Já faz um tempo que a Marvel vem sofrendo críticas por basicamente estar se perdendo dentro do estilo formulaico com o qual desenvolve seus filmes. Na pouco ousada Fase 4, isso ficou muito gritante, pois como era basicamente uma fase de transição, perdeu-se aquele senso de “conexão para algo maior”, que mascarava (ou pelo nos fazia ignorar) as limitações e repetições da chamada “Fórmula Marvel”.
E na verdade, pudera, com 30 filmes lançados, já era hora de começarmos a sentir os efeitos da saturação do público com os produtos mais entalados da Marvel. Homem-Formiga e a Vespa: Quantumania chega aos cinemas em um momento conturbado para a Marvel, bem quando o poderoso chefão do estúdio, Kevin Feige, agiliza uma contenção de danos após a morna (e criticada) recepção da quarta fase do MCU. Esse filme, aliás, marca o início da Fase 5, pois a anterior acabou sendo abruptamente encerrada por Feige em seu festival de anúncios na última San Diego Comic-Con. Como eu disse, contenção de danos.
É curioso, no entanto, que o início da fase que deve definir as bases para a chamada “Saga do Multiverso” seja justamente um longa do Homem-Formiga, o Vingador com os filmes mais esquecíveis do estúdio. Especialmente porque ele apresenta Kang, o Conquistador, que promete ser a maior ameaça dessa nova etapa do MCU – o novo Thanos, por assim dizer. E para ser sincero, Homem-Formiga e a Vespa: Quantumania cumpre bem o papel de um filme do Homem-Formiga: ele é esquecível.

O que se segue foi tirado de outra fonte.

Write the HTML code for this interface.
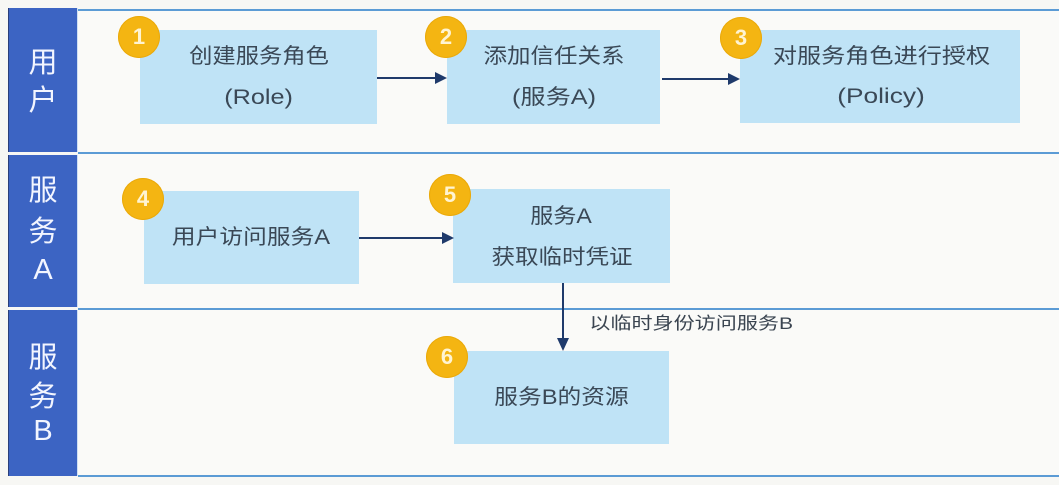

No entanto, dito isso, acredito que o maior problema de Quantumania é mesmo o de ter sido lançado em um momento onde aparentemente acabou a paciência para a zona de conforto na qual a Marvel se inseriu. Ele é um filme parecido com pelo menos outros 25 do estúdio, claro, mas não é nem de longe um produto ruim. Se tem uma coisa que a Marvel aprendeu a fazer no mercado há mais de uma década é entregar filmes com um mínimo de qualidade, e isso é encontrado aqui. Mas não é o suficiente, infelizmente.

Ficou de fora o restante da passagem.